CRAWLEE_DEFAULT_KEY_VALUE_STORE_ID
The default key-value store has ID default
, unless we override it by setting the CRAWLEE_DEFAULT_KEY_VALUE_STORE_ID
environment variable.
CRAWLEE_DEFAULT_REQUEST_QUEUE_ID
The default request queue has ID default
, unless we override it by setting the CRAWLEE_DEFAULT_REQUEST_QUEUE_ID
environment variable.
CRAWLEE_PURGE_ON_START
If set to false
- local storage directories would not be purged automatically at the start of the crawler run or before opening of some storage explicitly (e.g. via Dataset.open()
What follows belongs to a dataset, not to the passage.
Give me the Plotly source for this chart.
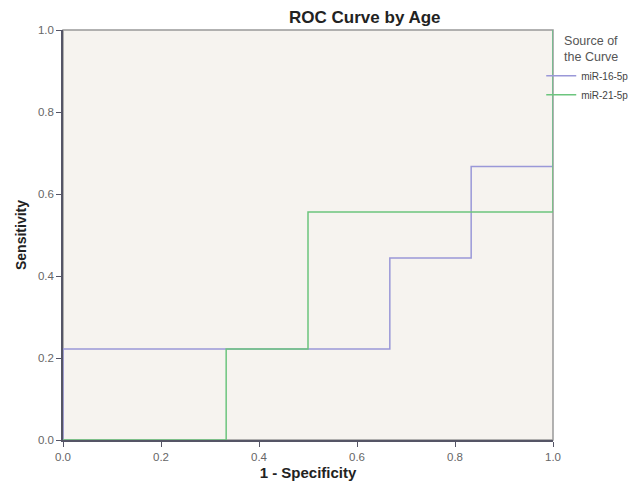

). Useful if we're trying e.g. to add more items to dataset with each next run (and keep the previously saved/scraped items). Enabled by default.
Convenience env vars
The next group includes env vars that can help achieve certain goals without having to change our code, such as temporarily switching log level to DEBUG or enabling verbose logging for errors.
CRAWLEE_HEADLESS
If set to 1
, web browsers launched by Crawlee will run in the headless mode. We can still override
this setting in the code, e.g. by passing the headless: true
option to the launchPuppeteer()
function. By default, the browsers
are launched in headful mode, i.e. with windows.
CRAWLEE_LOG_LEVEL
Specifies the minimum log level, which can be one of the following values (in order of severity):
DEBUG
, INFO
, WARNING
and ERROR
. By default, the log level is set to INFO
,
which means that DEBUG
messages are not printed to console. See the utils.log
namespace for logging utilities.
CRAWLEE_VERBOSE_LOG
Enables verbose logging if set to true
. If not explicitly set to true
- for errors thrown from inside request handler a warning with only error message will be logged as long as we know the request will be retried. Same applies to some known errors (such as timeout errors). Disabled by default.
CRAWLEE_MEMORY_MBYTES
Sets the amount of system memory in megabytes to be used by the AutoscaledPool
.
It is used to limit the number of concurrently running tasks. By default, the max amount of memory
to be used is set to one quarter of total system memory, i.e. on a system with 8192 MB of memory,
the autoscaling feature will only use up to 2048 MB of memory.